そして鵺の刀こと時鳥顕現と、今回弥助が生み出せなかった刀剣男士までの時間に一体何があったのか。

悲伝初日、三日月宗近は鵺の刀を見て驚いていたんですよね。三日月宗近にとっておそらく初めてのケースだったんだと思うんですけど、何故三日月宗近の円環に途中で鵺の刀が入り込んでくるようになったのか。生み出したのは義輝様なのかそうでないのか。科白劇で三日月宗近と同じことを言い続けていた黒田如水の再登場はいつか。

 

あともう一つ。刀ステでの三日月宗近の顕現順って、虚伝冒頭の不動行光の前なんですよね。

これが序伝のとき、骨喰藤四郎にお守りを渡す三日月宗近なんでしょうけど、序伝と虚伝の間の話で、そのエピソードが出てくるのかな、というのはありつつも。

虚伝の冒頭では三日月宗近はステ本丸の近侍で、山姥切国広に近侍を交代するところから始まるわけですが、ずっと、「ステ本丸では人間の時間でいう何年が経っているんだろう」っていうのも微妙に引っかかっていて。まあここは大して関係ないかもですが。

 

そして、慈伝と維伝の間にもまだ出されていない物語があるようなので、そこでひとまず刀ステの円環は全て描ききることになるのかなあ、とか。

 

まとめ

 

刀ステ✕ステアラって、本当に嬉しい組み合わせだったんですよ。どうしてこんなときにコロナが、というのが心から悔しいです。ステアラ、見づらさは確かにあるし、座席ガチャでもあるんですけど、それを補ってあまりある没入感だと思うし、化け物ステアラの規格に合わせて作品を創り上げてきたスタッフ・キャストの皆様にはただただ敬意しかないです。コロナさえなければなあ。本当になあ!

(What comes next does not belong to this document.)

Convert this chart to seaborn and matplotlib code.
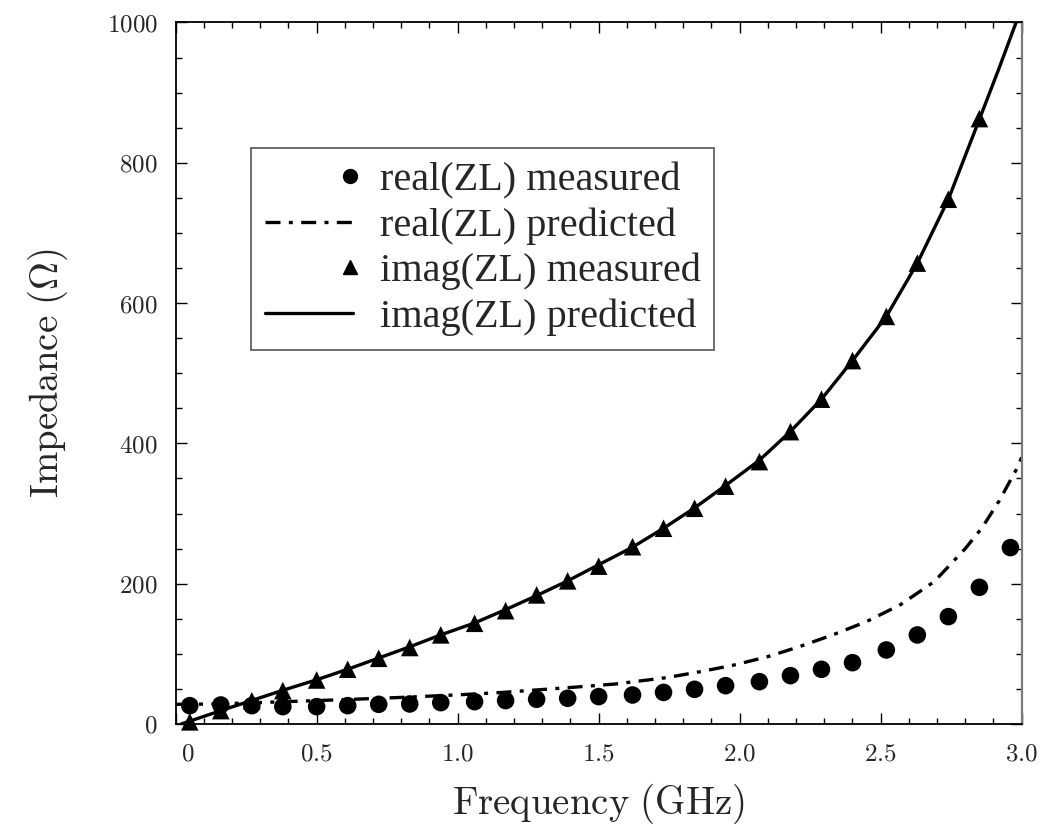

末満さんも無念なんだろうなと、天伝のパンフレットを読みながら思ったんですが、それでも海風の強い、豊洲市場の前に建っているステアラが今日も回り続けていて、戦い続ける刀剣男士の物語を紡いでいる、そのことにひたすら感謝しかないです。

 

どうか最後まで回り続けられますように。大楽はLVで見る予定です。楽しみ!

そして大楽終わったら別エントリをアップするかも。